NODA North West Magazine

DICK WHITTINGTON (1996)

Macclesfield Majestic Theatre

Producer: Carol Dabbs
Musical Director: Ian Jones
Choreographers: Angela McIntyre & Carol Dabbs

On the night before one of the most hazardous snowstorms of the decade, a theatre full of people braved the elements to see the current pantomime from the M.M.T.G. It takes a good production to warm a cold audience. Author Jim Spernick's writing took some time to get off the ground. Very slowly, all the treats came at regular intervals with a lot of laughs, highlights and production numbers in a pacey Act II, enabling this pantomime to be a winner. It was a well-worked out and thought through production.

The company never neglects its older members in a pantomime by treating them as spare parts to festoon the stage. The age range here was, therefore, very wide. Yet, no group looked incongruous and the trendy teen and 20s performed some first class zippy dance sequences. The music was very current with many new Disney blockbusters in evidence for the young in the audience, with pastiches of nostalgic standards for the wrinklies. The cast was well-balanced but also adventurous with quite a few members playing successfully against type.

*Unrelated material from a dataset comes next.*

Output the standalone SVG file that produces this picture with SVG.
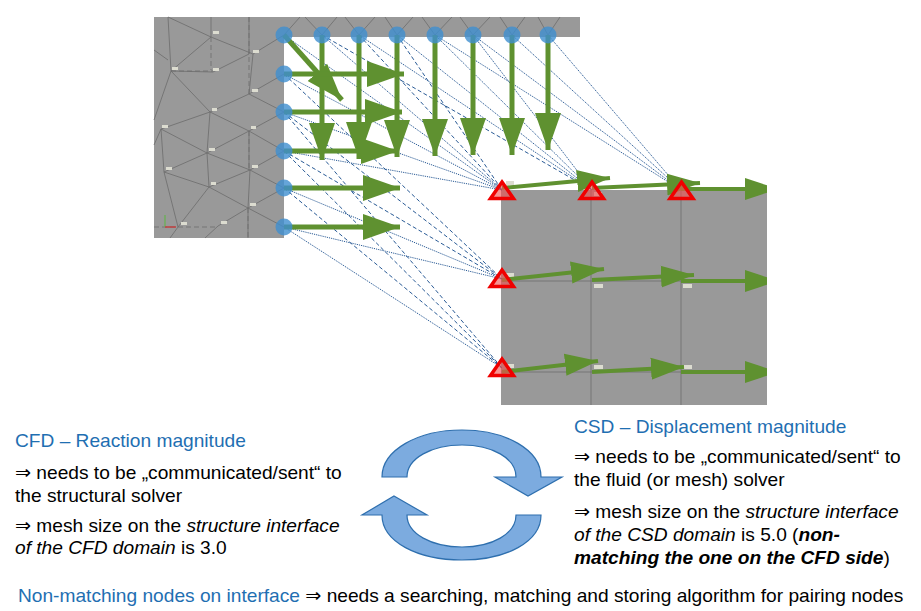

Michael Daws' Idle Jack was a good foil for David McGuiness' Dame Suet. Without the more admissible double-entendres, David successfully pulled off a Dame, twin-sister to Lily Savage, and must have raised a few eyebrows when buying, with Shirley Davies (Wardrobe), his wonderful costumes. Stephen Clayton sent up his part of the Sultan with charming subtlety and his song was one of the best numbers in the production. Katie Muncaster was Ferdinand the Cat. No easy part, because in this pantomime, she wasn't humanised. Katie managed all the feline movements with lovely bits of stage business during dialogue, always knowing when not to overact. Well done!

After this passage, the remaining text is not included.